Isolation had originally prevailed as the diagnostic method, however, PCR has been the method of choice for detecting and typifying mycoplasma in dogs since 2000 (Chalker 2005; Janowski et al. 2008; L’Abee-Lund et al. 2003). This method has contributed to raise the number of reports. The difficulty in obtaining specific antisera for mycoplasma in dogs is an obstacle to serological typing (Chalker 2005). Alternatively, methods such as immunoperoxidase and immunofluorescence are extremely useful in typing mycoplasma isolates, mainly the canine ones (Nascimento et al. 2010).

Despite the onset of enzymatic and biomolecular techniques, isolation remains the gold standard for the diagnosis of animal mycoplasmosis such as the canine one. Therefore, isolation is essential for the validation of PCR methods (Chalker 2005) and to enable the application of immunoenzymatic techniques such as immunofluorescence and immunoperoxidase (Santos et al. 2010; Zeugswetter et al. 2007).

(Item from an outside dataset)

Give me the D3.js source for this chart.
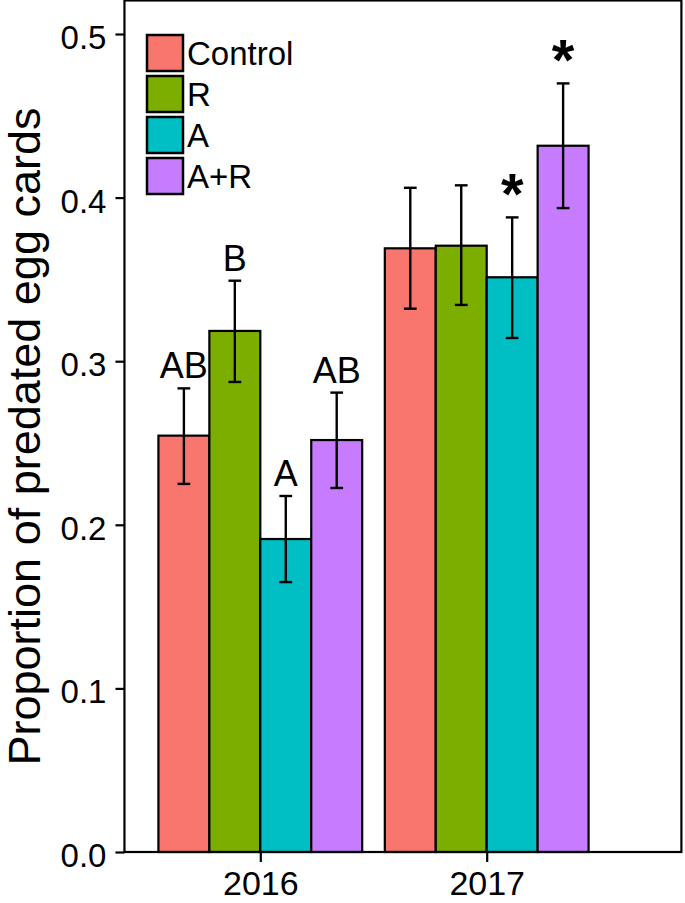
<!DOCTYPE html>
<html>
<head>
<meta charset="utf-8">
<script src="https://cdn.jsdelivr.net/npm/d3@7"></script>
<style>
  html, body { margin: 0; padding: 0; background: #fff; }
  svg { display: block; font-family: "Liberation Sans", Arial, Helvetica, sans-serif; }
</style>
</head>
<body>
<svg id="chart" width="685" height="903"></svg>
<script>
// ---- data ----
const years = ["2016", "2017"];
const treatments = ["Control", "R", "A", "A+R"];
const colors = ["#F8766D", "#7CAE00", "#00BFC4", "#C77CFF"];
const means2016 = [0.2545, 0.3185, 0.1913, 0.2518];
const lower2016 = [0.2250, 0.2873, 0.1650, 0.2225];
const upper2016 = [0.2834, 0.3492, 0.2176, 0.2808];
const means2017 = [0.3690, 0.3706, 0.3513, 0.4317];
const lower2017 = [0.3321, 0.3344, 0.3142, 0.3936];
const upper2017 = [0.4060, 0.4075, 0.3879, 0.4698];
const labels2016 = ["AB", "B", "A", "AB"];
const labels2017 = ["", "", "*", "*"];
const yTicks = [0.0, 0.1, 0.2, 0.3, 0.4, 0.5];
const yTitle = "Proportion of predated egg cards";

const rows = [];
[[means2016, lower2016, upper2016, labels2016], [means2017, lower2017, upper2017, labels2017]].forEach((s, gi) => {
  treatments.forEach((t, ti) => {
    rows.push({year: years[gi], gi: gi + 1, t, ti, mean: s[0][ti], lo: s[1][ti], hi: s[2][ti], label: s[3][ti]});
  });
});

// ---- scales ----
const svg = d3.select("#chart");
const y = d3.scaleLinear().domain([0, 0.5]).range([852, 34]);
const x = d3.scaleLinear().domain([1, 2]).range([260.3, 486.7]);
const inner = d3.scaleBand().domain(treatments).range([-0.45, 0.45]).padding(0);
const color = d3.scaleOrdinal().domain(treatments).range(colors);
const xLeft = x(0.4), xRight = x(2.86), yTop = y(0.5205), yBottom = y(0);
const bw = x(1 + inner.bandwidth()) - x(1);

// ---- bars ----
const g = svg.append("g");
g.selectAll("rect.bar").data(rows).enter().append("rect")
  .attr("class", "bar")
  .attr("x", d => x(d.gi + inner(d.t)))
  .attr("y", d => y(d.mean))
  .attr("width", bw)
  .attr("height", d => y(0) - y(d.mean))
  .attr("fill", d => color(d.t))
  .attr("stroke", "#000")
  .attr("stroke-width", 2.2);

// ---- error bars ----
const cx = d => x(d.gi + inner(d.t) + inner.bandwidth() / 2);
const capHalf = bw * 0.125;
const eb = g.selectAll("g.eb").data(rows).enter().append("g").attr("stroke", "#000").attr("stroke-width", 2.4);
eb.append("line").attr("x1", cx).attr("x2", cx).attr("y1", d => y(d.lo)).attr("y2", d => y(d.hi));
eb.append("line").attr("x1", d => cx(d) - capHalf).attr("x2", d => cx(d) + capHalf).attr("y1", d => y(d.hi)).attr("y2", d => y(d.hi));
eb.append("line").attr("x1", d => cx(d) - capHalf).attr("x2", d => cx(d) + capHalf).attr("y1", d => y(d.lo)).attr("y2", d => y(d.lo));

// ---- annotations ----
g.selectAll("text.ann").data(rows.filter(d => d.label && d.label !== "*")).enter().append("text")
  .attr("class", "ann")
  .attr("x", cx).attr("y", d => y(d.hi) - 10)
  .attr("text-anchor", "middle").attr("font-size", 36).attr("fill", "#000")
  .text(d => d.label);
g.selectAll("text.star").data(rows.filter(d => d.label === "*")).enter().append("text")
  .attr("class", "star")
  .attr("x", cx).attr("y", d => y(d.hi) - 3)
  .attr("text-anchor", "middle").attr("font-size", 58).attr("font-weight", "bold").attr("fill", "#000")
  .text(d => d.label);

// ---- panel frame ----
svg.append("rect").attr("x", xLeft).attr("y", yTop).attr("width", xRight - xLeft).attr("height", yBottom - yTop)
  .attr("fill", "none").attr("stroke", "#000").attr("stroke-width", 2.2);

// ---- y axis ----
const yAxis = svg.append("g").attr("transform", `translate(${xLeft},0)`)
  .call(d3.axisLeft(y).tickValues(yTicks).tickFormat(d3.format(".1f")).tickSize(9).tickPadding(9));
yAxis.select(".domain").remove();
yAxis.selectAll(".tick line").attr("stroke", "#000").attr("stroke-width", 2.2);
yAxis.selectAll(".tick text").attr("font-size", 33).attr("dy", "0.44em").attr("fill", "#000")
  .attr("font-family", "Liberation Sans, Arial, sans-serif");

// ---- x axis ----
const xAxis = svg.append("g").attr("transform", `translate(0,${yBottom})`)
  .call(d3.axisBottom(x).tickValues([1, 2]).tickFormat(d => years[d - 1]).tickSize(10).tickPadding(9));
xAxis.select(".domain").remove();
xAxis.selectAll(".tick line").attr("stroke", "#000").attr("stroke-width", 2.2);
xAxis.selectAll(".tick text").attr("font-size", 34).attr("fill", "#000")
  .attr("font-family", "Liberation Sans, Arial, sans-serif");

// ---- y title ----
svg.append("text")
  .attr("transform", `translate(40,${(770 + 103) / 2}) rotate(-90)`)
  .attr("text-anchor", "middle").attr("font-size", 45).attr("fill", "#000")
  .text(yTitle);

// ---- legend ----
const leg = svg.append("g").attr("transform", "translate(147,35)");
const li = leg.selectAll("g").data(treatments).enter().append("g")
  .attr("transform", (d, i) => `translate(0,${i * 41})`);
li.append("rect").attr("width", 36).attr("height", 36).attr("fill", d => color(d))
  .attr("stroke", "#000").attr("stroke-width", 2.5);
li.append("text").attr("x", 40).attr("y", 18).attr("dy", "0.35em")
  .attr("font-size", 33).attr("fill", "#000").text(d => d);
</script>
</body>
</html>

Laboratory challenges in the diagnosis of canine mycoplasmosis lead to underreported cases and to poorly informed veterinarians and breeders, who often use antibiotics that do not work for mycoplasma (Chalker 2005). This scenario results from factors inherent to microorganisms and hosts (Berčič et al. 2012; Maksimović et al. 2018; Mannering et al. 2009) involved in sample preparation and cultivation methods (Chalker 2005; L’Abee-Lund et al. 2003).

In Brazil, Oliveira, Costa, and Silva (1998) assessed the vaginal microbiota diversity of healthy female dogs, but did not isolate mycoplasma. However, Costa et al. (2004) and Nascimento et al. (2010) isolated Mycoplasma spp. from the respiratory and urogenital tracts of asymptomatic dogs. These mycoplasma species were then identified as M. canis and M. edwardii through Indirect Immunoperoxidase, thus confirming the presence of mixed infections in dogs (Nascimento et al. 2010).

Due to the difficulty of diagnosis and of contributing to the knowledge regarding the occurrence of canine mycoplasma. The aim of the present study was to assess the presence of Mycoplasma spp. in dogs with and without mycoplasmosis over a timeframe often years.